I am afraid of death. But I’m afraid of death for everyone else, too. I don’t want you to have to experience the unending spiral of nothingness that occurs upon death. I worry for you. I want to vomit when I think about my grandfathers, my great aunt, and how they will never feel or think again: but then my worry extrapolates. I feel scared for the average citizens in Iraq who will die from a car-bomb, I mourn the banished emotions of the dead in World War 2, I imagine Mikhail Lermontov, that beautiful Russian rebel, I imagine him painting rivers and mountains and then being cut down during his prime in a duel, the dead emperors of Rome and the lost futures of the Children’s Crusade, the wrongly executed of the French Revolution and the Holocaust, the annihilated in Hiroshima, and those exterminated by the Black Plague. All the death in the world, past and present, weighs upon my conscience.

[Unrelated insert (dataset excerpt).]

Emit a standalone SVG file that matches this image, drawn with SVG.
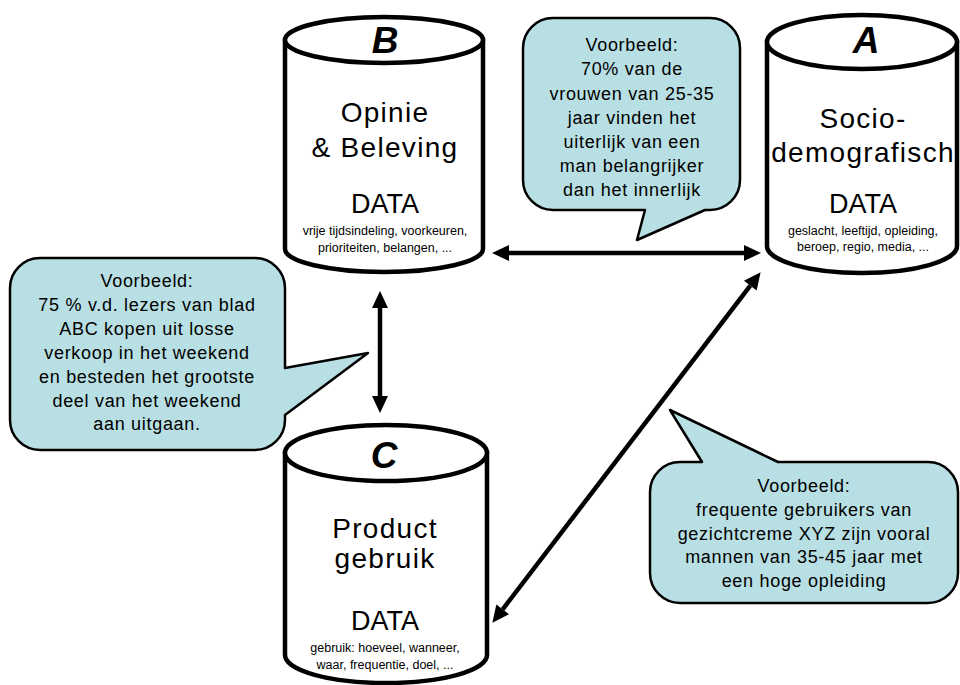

Then I think of the people I know, who are alive. I think of my dad, and his unending desire to watch sports. My mom, and her love of using branches found on hiking paths as Christmas trees. My grandmother, and her strong dislike of appearing in photographs. My coworker Jay, and his good-natured laugh. My old teacher Mr. Uveges, and his fascination with computer coding. My first crush Tova, and her impish grin. My old best friend Gene, and his disarming friendliness with everyone. My cousin Monica, and how she insists on telling me every detail in whatever book she’s reading at the time. The list of people I think about proliferates out of control, until I am imagining all of humanity, everybody working and living together, smiling, crying, loving, hating, punching, kissing, swimming through beautiful blue water and walking over faded brown dirt, I see them all, and suddenly the fear of death is gone, and is replaced by unending love.

This society that we live in is all kinds of fucked up, a society where we try and make ourselves happy but end up fucking other people up, but we’re all so beautiful because we’re here and we’re trying. We’re trying to make it good, we’re trying to make everyone happy. Maybe you’re not happy, and maybe I’m not, but we’re figuring out what makes us happy, because that’s all we can do, anything else is giving up, surrendering to the neuroses that our society has instilled within us. Becoming happy while living in this world is the challenge that is presented to us as we grow up, and we’re all out here, wrestling with these worries and inadequacies just to make it right. If you’re alive, I love you, I love you because you’re here with me and that helps me, I’m not alone in my fear, and our happiness together will push us past our worries. I’m still scared of death, but I’ll be okay with dying if I have made other people’s experiences here a little bit happier.

These feelings, this huge cataclysm of fear and love, struck me during that shower on Saturday. As lame as it all sounds, it was an amazing feeling; I suddenly felt comfortable with everything, and I just wanted to live. I just wanted to be. And I was, and it was amazing. Happiness is learning acceptance; of yourself and your fears, of humanity and its mistakes, of this world and its mortality. I’m tired, forever tired, and I’m still terrified of dying, but I’m slowly accepting it all, and it’s making me happier. You have to accept it, really. The only other choice is leading an unfulfilling life, and dying scared and alone at the end. Come on, let’s stop talking about this. Let’s get outside. The sun is shining, the temperature is up, and I would like nothing more than to hang out with you.